--- START OF COLLECTED DATA ---
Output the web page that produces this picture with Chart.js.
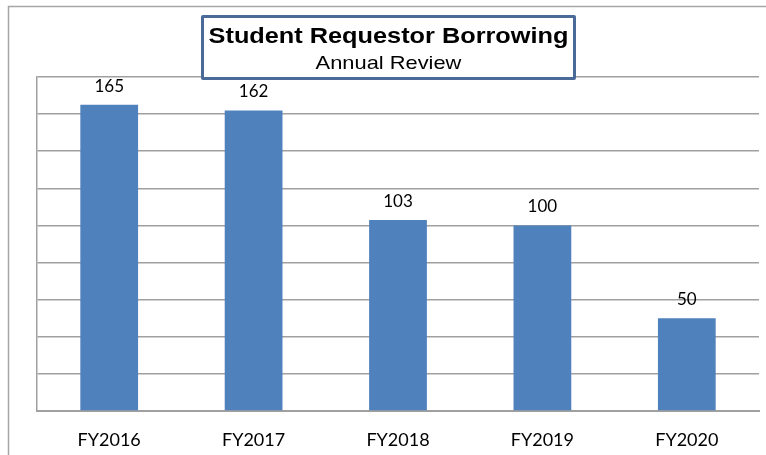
<!DOCTYPE html>
<html>
<head>
<meta charset="utf-8">
<script src="https://cdn.jsdelivr.net/npm/chart.js@4.4.1/dist/chart.umd.min.js"></script>
<style>
  html, body { margin: 0; padding: 0; background: #fff; }
  #wrap { position: relative; width: 766px; height: 455px; }
  #chart { position: absolute; left: 0; top: 0; }
  #titleBox {
    position: absolute; left: 201px; top: 15px; width: 369px; height: 59px;
    border: 3px solid #4a6a97; border-radius: 2px; background: #fff;
    text-align: center; font-family: "Liberation Sans", Arial, sans-serif; color: #000;
  }
  #titleBox div { transform: scaleX(1.15); transform-origin: center; white-space: nowrap; }
  #titleBox .main { font-weight: bold; font-size: 22px; line-height: 24px; margin-top: 6px; }
  #titleBox .sub { font-size: 19px; line-height: 22px; margin-top: 4px; }
</style>
</head>
<body>
<div id="wrap">
  <canvas id="chart" width="766" height="455"></canvas>
  <div id="titleBox">
    <div class="main">Student Requestor Borrowing</div>
    <div class="sub">Annual Review</div>
  </div>
</div>
<script>
const categories = ['FY2016', 'FY2017', 'FY2018', 'FY2019', 'FY2020'];
const borrowing = [165, 162, 103, 100, 50];
const yMax = 180;
const yStep = 20;

// outer frame lines (left + top only are visible)
const framePlugin = {
  id: 'frame',
  beforeDraw(chart) {
    const ctx = chart.ctx;
    ctx.save();
    ctx.strokeStyle = '#a6a6a6';
    ctx.lineWidth = 1.5;
    ctx.beginPath();
    ctx.moveTo(8.5, 455);
    ctx.lineTo(8.5, 6.5);
    ctx.lineTo(766, 6.5);
    ctx.stroke();
    ctx.restore();
  }
};

// value labels above bars
const valueLabels = {
  id: 'valueLabels',
  afterDatasetsDraw(chart) {
    const ctx = chart.ctx;
    const meta = chart.getDatasetMeta(0);
    ctx.save();
    ctx.fillStyle = '#000';
    ctx.font = '17px Lato, sans-serif';
    ctx.textAlign = 'center';
    ctx.textBaseline = 'alphabetic';
    meta.data.forEach((bar, i) => {
      ctx.fillText(String(borrowing[i]), bar.x, bar.y - 13);
    });
    ctx.restore();
  }
};

new Chart(document.getElementById('chart'), {
  type: 'bar',
  data: {
    labels: categories,
    datasets: [{
      data: borrowing,
      backgroundColor: '#4f81bd',
      borderWidth: 0,
      categoryPercentage: 1,
      barPercentage: 0.4
    }]
  },
  options: {
    responsive: false,
    animation: false,
    layout: { padding: { left: 37, right: 7, top: 77, bottom: 0 } },
    plugins: {
      legend: { display: false },
      title: { display: false },
      tooltip: { enabled: false }
    },
    scales: {
      x: {
        grid: { display: false, drawTicks: false },
        border: { display: true, color: '#a0a0a0', width: 2 },
        ticks: { color: '#000', font: { family: 'Lato, sans-serif', size: 18 }, padding: 18 },
        afterFit(scale) { scale.height = 44; }
      },
      y: {
        min: 0,
        max: yMax,
        grid: { color: '#a0a0a0', lineWidth: 1.5, drawTicks: false },
        border: { display: true, color: '#a0a0a0', width: 1.5 },
        ticks: { display: false, stepSize: yStep },
        afterFit(scale) { scale.width = 0; }
      }
    }
  },
  plugins: [framePlugin, valueLabels]
});
</script>
</body>
</html>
--- END OF COLLECTED DATA ---
Copy out the listing exactly as it stands, but not the pictures.

Output the web page that produces this picture with Chart.js.
<!DOCTYPE html>
<html>
<head>
<meta charset="utf-8">
<script src="https://cdn.jsdelivr.net/npm/chart.js@4.4.1/dist/chart.umd.min.js"></script>
<style>
  html, body { margin: 0; padding: 0; background: #fff; }
  #wrap { position: relative; width: 766px; height: 455px; }
  #chart { position: absolute; left: 0; top: 0; }
  #titleBox {
    position: absolute; left: 201px; top: 15px; width: 369px; height: 59px;
    border: 3px solid #4a6a97; border-radius: 2px; background: #fff;
    text-align: center; font-family: "Liberation Sans", Arial, sans-serif; color: #000;
  }
  #titleBox div { transform: scaleX(1.15); transform-origin: center; white-space: nowrap; }
  #titleBox .main { font-weight: bold; font-size: 22px; line-height: 24px; margin-top: 6px; }
  #titleBox .sub { font-size: 19px; line-height: 22px; margin-top: 4px; }
</style>
</head>
<body>
<div id="wrap">
  <canvas id="chart" width="766" height="455"></canvas>
  <div id="titleBox">
    <div class="main">Student Requestor Borrowing</div>
    <div class="sub">Annual Review</div>
  </div>
</div>
<script>
const categories = ['FY2016', 'FY2017', 'FY2018', 'FY2019', 'FY2020'];
const borrowing = [165, 162, 103, 100, 50];
const yMax = 180;
const yStep = 20;

// outer frame lines (left + top only are visible)
const framePlugin = {
  id: 'frame',
  beforeDraw(chart) {
    const ctx = chart.ctx;
    ctx.save();
    ctx.strokeStyle = '#a6a6a6';
    ctx.lineWidth = 1.5;
    ctx.beginPath();
    ctx.moveTo(8.5, 455);
    ctx.lineTo(8.5, 6.5);
    ctx.lineTo(766, 6.5);
    ctx.stroke();
    ctx.restore();
  }
};

// value labels above bars
const valueLabels = {
  id: 'valueLabels',
  afterDatasetsDraw(chart) {
    const ctx = chart.ctx;
    const meta = chart.getDatasetMeta(0);
    ctx.save();
    ctx.fillStyle = '#000';
    ctx.font = '17px Lato, sans-serif';
    ctx.textAlign = 'center';
    ctx.textBaseline = 'alphabetic';
    meta.data.forEach((bar, i) => {
      ctx.fillText(String(borrowing[i]), bar.x, bar.y - 13);
    });
    ctx.restore();
  }
};

new Chart(document.getElementById('chart'), {
  type: 'bar',
  data: {
    labels: categories,
    datasets: [{
      data: borrowing,
      backgroundColor: '#4f81bd',
      borderWidth: 0,
      categoryPercentage: 1,
      barPercentage: 0.4
    }]
  },
  options: {
    responsive: false,
    animation: false,
    layout: { padding: { left: 37, right: 7, top: 77, bottom: 0 } },
    plugins: {
      legend: { display: false },
      title: { display: false },
      tooltip: { enabled: false }
    },
    scales: {
      x: {
        grid: { display: false, drawTicks: false },
        border: { display: true, color: '#a0a0a0', width: 2 },
        ticks: { color: '#000', font: { family: 'Lato, sans-serif', size: 18 }, padding: 18 },
        afterFit(scale) { scale.height = 44; }
      },
      y: {
        min: 0,
        max: yMax,
        grid: { color: '#a0a0a0', lineWidth: 1.5, drawTicks: false },
        border: { display: true, color: '#a0a0a0', width: 1.5 },
        ticks: { display: false, stepSize: yStep },
        afterFit(scale) { scale.width = 0; }
      }
    }
  },
  plugins: [framePlugin, valueLabels]
});
</script>
</body>
</html>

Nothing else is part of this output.